TGIF - First, here’s a clip from my appearance on Stock Market TV’s Morning Show yesterday with JC Parets and Steve Strazza.
The Streak
On April 16th, the SPX’s 14-day RSI crossed the 70-mark for the first time since October 6, 2025. While the indicator didn’t stay above the overbought threshold immediately afterward, it oscillated around the mark over the next three weeks.
Then, on May 5th, momentum accelerated again, with the RSI pushing back above 70 and then remaining there on a closing basis until yesterday.
That totaled eight straight trading sessions. Any kind of streak lasting eight days is lengthy and, more importantly, seldom happens.
August-September 2020
The last streak of eight or more consecutive overbought readings took place from 8/24–9/2/20. Back then, the SPX topped the very next day, suffering nearly a 11% decline immediately afterward. Naturally, that raises the question: should we expect something similar now?
Long Streaks since 1989
History gives us a mixed answer.
Looking back to 1989, the short-term returns after these overbought streaks have not been particularly impressive, but not bad either.
On average, the SPX was only slightly lower four weeks later, with gains occurring just 47% of the time, essentially a coin flip. However, the longer-term data paints a more constructive picture.
Three months later, the market was higher nearly 80% of the time.
12 months later, it’s a 94% win-rate.
This suggests that persistent overbought conditions have more often represented pauses within broader uptrends rather than outright exhaustion signals.
Of course, eight straight days is notable, but it’s far from unprecedented.

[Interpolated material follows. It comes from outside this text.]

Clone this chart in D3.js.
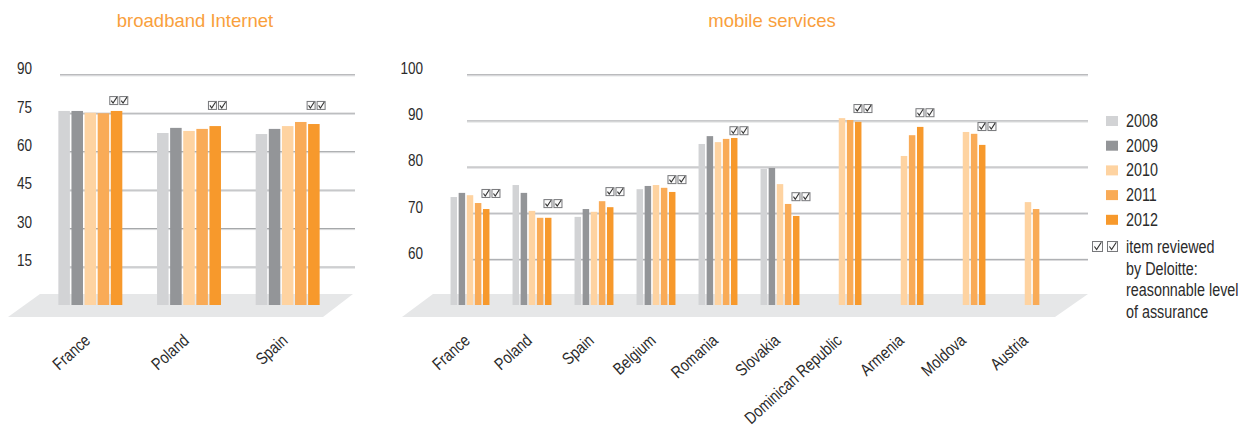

We’ve seen significantly longer streaks over the years, including 18 straight trading days in both 1995 and 1996, along with another 18-day run in 2018. In other words, while today’s momentum has clearly been strong, it still doesn’t compare to some of the more powerful stretches of upside persistence seen historically.
The Internet Boom
Perhaps the most eye-opening takeaway comes from the dot-com era, when momentum became almost relentless.
Between 1995 and 1998, there were eight separate streaks of at least eight straight overbought RSI readings.
Think about that for a moment — eight different occurrences in just four years. Persistent overbought conditions became a defining characteristic of one of the strongest bull markets in history.
Thus, from this perspective, the current environment still does not resemble the sheer consistency of gains seen during that period.
The Last 50 Years
Interestingly, though, the longest streaks of the last 50 years did not occur during the late-1990s technology boom. Instead, they happened much earlier, with the market posting 23 consecutive overbought sessions in 1970 and 24 straight sessions in 1971.
That’s an important reminder that these stretches are not exclusive to speculative, euphoric periods. Sometimes, they occur during powerful rebounds or broad-based trend shifts, when buyers simply continue overwhelming sellers for extended periods.
The bottom line is this: overbought conditions deserve respect, particularly after such a powerful run from the March lows. But overbought does not automatically mean bearish.
Bearish price action occurs when bullish patterns start to fail; so far, that has yet to happen.